● RECORDS
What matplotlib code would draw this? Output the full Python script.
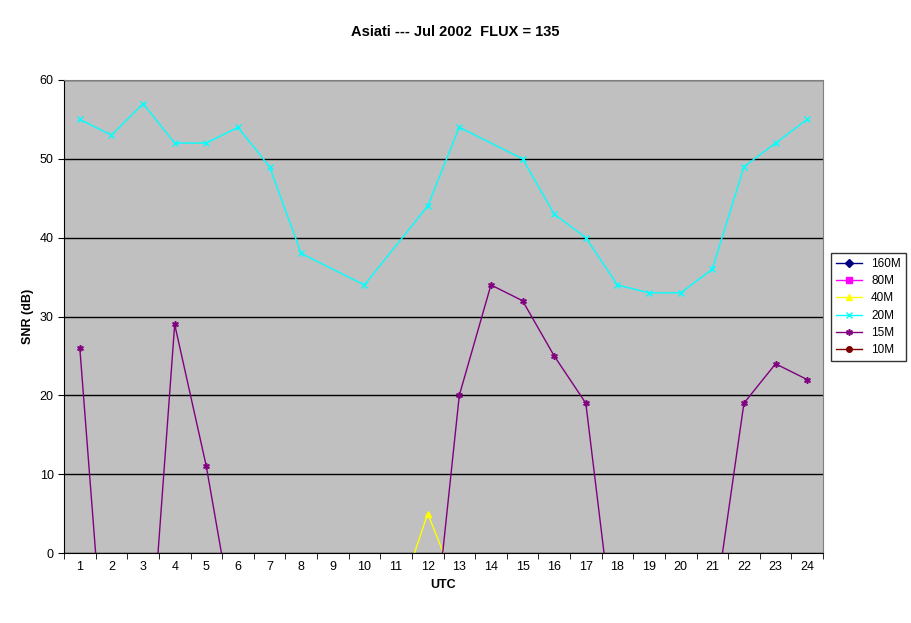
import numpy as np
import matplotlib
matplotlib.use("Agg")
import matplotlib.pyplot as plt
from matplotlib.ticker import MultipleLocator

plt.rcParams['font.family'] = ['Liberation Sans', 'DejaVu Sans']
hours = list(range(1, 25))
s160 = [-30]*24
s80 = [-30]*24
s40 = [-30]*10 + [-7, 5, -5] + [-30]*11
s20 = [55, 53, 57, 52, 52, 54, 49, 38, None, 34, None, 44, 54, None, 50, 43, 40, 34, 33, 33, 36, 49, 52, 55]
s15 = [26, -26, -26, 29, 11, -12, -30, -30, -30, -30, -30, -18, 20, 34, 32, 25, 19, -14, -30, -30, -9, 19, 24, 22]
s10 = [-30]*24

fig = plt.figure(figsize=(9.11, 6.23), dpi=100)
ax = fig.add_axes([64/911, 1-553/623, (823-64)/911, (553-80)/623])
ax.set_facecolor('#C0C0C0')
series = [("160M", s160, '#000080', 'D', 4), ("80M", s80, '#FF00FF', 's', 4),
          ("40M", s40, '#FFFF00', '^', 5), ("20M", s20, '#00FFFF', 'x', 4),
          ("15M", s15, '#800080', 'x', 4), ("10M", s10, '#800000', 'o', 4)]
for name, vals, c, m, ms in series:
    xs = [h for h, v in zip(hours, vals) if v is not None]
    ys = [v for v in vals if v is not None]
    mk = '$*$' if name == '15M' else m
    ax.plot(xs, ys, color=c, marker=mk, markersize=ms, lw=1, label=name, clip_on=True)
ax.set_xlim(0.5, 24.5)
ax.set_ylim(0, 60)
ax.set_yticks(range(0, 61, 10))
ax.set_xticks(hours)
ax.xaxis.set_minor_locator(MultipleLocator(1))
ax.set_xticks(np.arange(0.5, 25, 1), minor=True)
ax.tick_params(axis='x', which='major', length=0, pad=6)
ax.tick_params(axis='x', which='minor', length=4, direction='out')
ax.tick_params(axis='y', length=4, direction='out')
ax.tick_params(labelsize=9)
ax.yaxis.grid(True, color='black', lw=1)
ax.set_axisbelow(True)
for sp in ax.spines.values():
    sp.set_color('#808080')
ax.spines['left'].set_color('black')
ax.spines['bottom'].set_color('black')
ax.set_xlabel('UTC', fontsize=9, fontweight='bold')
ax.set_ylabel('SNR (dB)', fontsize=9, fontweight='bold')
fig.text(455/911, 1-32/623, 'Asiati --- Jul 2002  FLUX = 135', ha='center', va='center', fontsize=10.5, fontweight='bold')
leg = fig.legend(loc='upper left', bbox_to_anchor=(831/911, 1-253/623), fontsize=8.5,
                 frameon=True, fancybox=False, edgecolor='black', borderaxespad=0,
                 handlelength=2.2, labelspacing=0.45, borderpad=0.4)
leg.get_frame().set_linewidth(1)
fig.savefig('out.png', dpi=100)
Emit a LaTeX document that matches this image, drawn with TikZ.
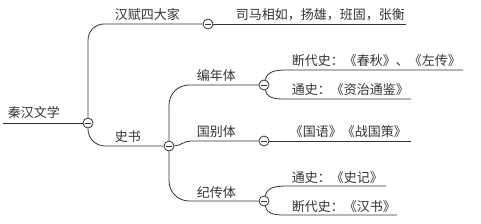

● TASK OBJECTIVE
Without the pictures, output the full listing exactly as it stands.

● TASK RESPONSE
What matplotlib code would draw this? Output the full Python script.
import numpy as np
import matplotlib
matplotlib.use("Agg")
import matplotlib.pyplot as plt
from matplotlib.ticker import MultipleLocator

plt.rcParams['font.family'] = ['Liberation Sans', 'DejaVu Sans']
hours = list(range(1, 25))
s160 = [-30]*24
s80 = [-30]*24
s40 = [-30]*10 + [-7, 5, -5] + [-30]*11
s20 = [55, 53, 57, 52, 52, 54, 49, 38, None, 34, None, 44, 54, None, 50, 43, 40, 34, 33, 33, 36, 49, 52, 55]
s15 = [26, -26, -26, 29, 11, -12, -30, -30, -30, -30, -30, -18, 20, 34, 32, 25, 19, -14, -30, -30, -9, 19, 24, 22]
s10 = [-30]*24

fig = plt.figure(figsize=(9.11, 6.23), dpi=100)
ax = fig.add_axes([64/911, 1-553/623, (823-64)/911, (553-80)/623])
ax.set_facecolor('#C0C0C0')
series = [("160M", s160, '#000080', 'D', 4), ("80M", s80, '#FF00FF', 's', 4),
          ("40M", s40, '#FFFF00', '^', 5), ("20M", s20, '#00FFFF', 'x', 4),
          ("15M", s15, '#800080', 'x', 4), ("10M", s10, '#800000', 'o', 4)]
for name, vals, c, m, ms in series:
    xs = [h for h, v in zip(hours, vals) if v is not None]
    ys = [v for v in vals if v is not None]
    mk = '$*$' if name == '15M' else m
    ax.plot(xs, ys, color=c, marker=mk, markersize=ms, lw=1, label=name, clip_on=True)
ax.set_xlim(0.5, 24.5)
ax.set_ylim(0, 60)
ax.set_yticks(range(0, 61, 10))
ax.set_xticks(hours)
ax.xaxis.set_minor_locator(MultipleLocator(1))
ax.set_xticks(np.arange(0.5, 25, 1), minor=True)
ax.tick_params(axis='x', which='major', length=0, pad=6)
ax.tick_params(axis='x', which='minor', length=4, direction='out')
ax.tick_params(axis='y', length=4, direction='out')
ax.tick_params(labelsize=9)
ax.yaxis.grid(True, color='black', lw=1)
ax.set_axisbelow(True)
for sp in ax.spines.values():
    sp.set_color('#808080')
ax.spines['left'].set_color('black')
ax.spines['bottom'].set_color('black')
ax.set_xlabel('UTC', fontsize=9, fontweight='bold')
ax.set_ylabel('SNR (dB)', fontsize=9, fontweight='bold')
fig.text(455/911, 1-32/623, 'Asiati --- Jul 2002  FLUX = 135', ha='center', va='center', fontsize=10.5, fontweight='bold')
leg = fig.legend(loc='upper left', bbox_to_anchor=(831/911, 1-253/623), fontsize=8.5,
                 frameon=True, fancybox=False, edgecolor='black', borderaxespad=0,
                 handlelength=2.2, labelspacing=0.45, borderpad=0.4)
leg.get_frame().set_linewidth(1)
fig.savefig('out.png', dpi=100)
Emit a LaTeX document that matches this image, drawn with TikZ.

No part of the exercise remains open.